Résumé
La deuxième conférence abordera la manière dont la politique agricole commune, inaugurée en Europe à la fin des années 1950, a d’emblée incarné un modèle productiviste, misant sur l’augmentation des rendements de manière à garantir la sécurité alimentaire du continent européen. Cette pression à l’intensification de la production agricole s’est faite au prix de plusieurs dérives, y compris un appauvrissement des sols, une dépendance de la production agricole à l’égard des énergies fossiles pour l’accès à des intrants (pesticides et engrais azotés), une disparition progressive des petites exploitations agricoles moins compétitives sur des marchés plus étendus, une alimentation reposant de plus en plus sur des produits transformés nocifs pour la santé et responsables d’une augmentation spectaculaire des maladies non transmissibles, et enfin des exportations vers les pays du Sud menaçant la viabilité des productions locales.

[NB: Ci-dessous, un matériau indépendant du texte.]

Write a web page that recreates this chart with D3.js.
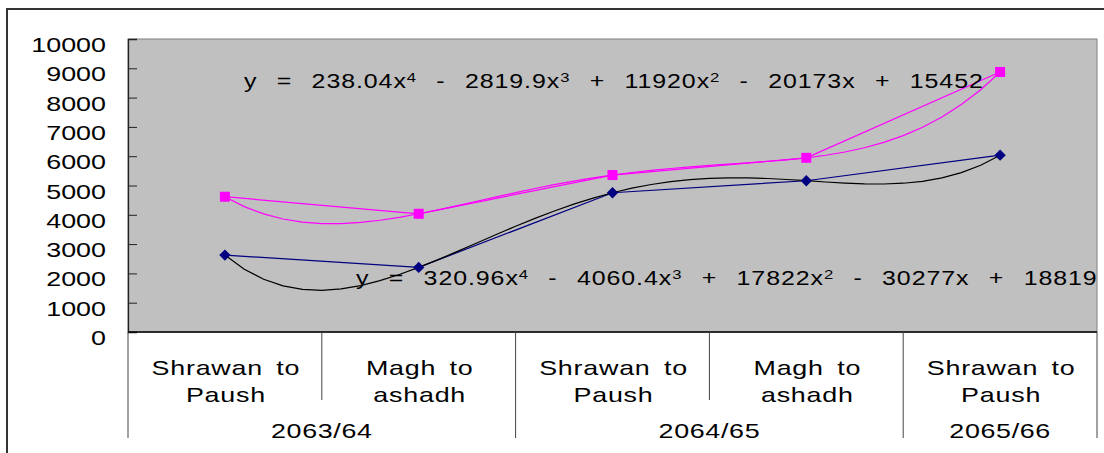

Les critiques à l’égard du modèle productiviste incarné par la politique agricole commune (PAC) ont gagné en audience dans les années 1990, amenant un progressif « verdissement » de la PAC, mais sans que cela débouche sur une remise en cause plus fondamentale. En effet, au moment où les scientifiques et les organisations de la société civile se font entendre sur ce sujet, les systèmes alimentaires dans l’Union européenne apparaissent déjà largement verrouillés : les composantes économiques, technologiques, culturelles et politiques ont coévolué au cours des années, expliquant la forte inertie de l’ensemble, ainsi que la dépendance de sentier affectant les réformes entreprises.
Cette conférence sera l’occasion de montrer la pertinence de la théorie des transitions pour analyser les échecs des réformes successives de la PAC.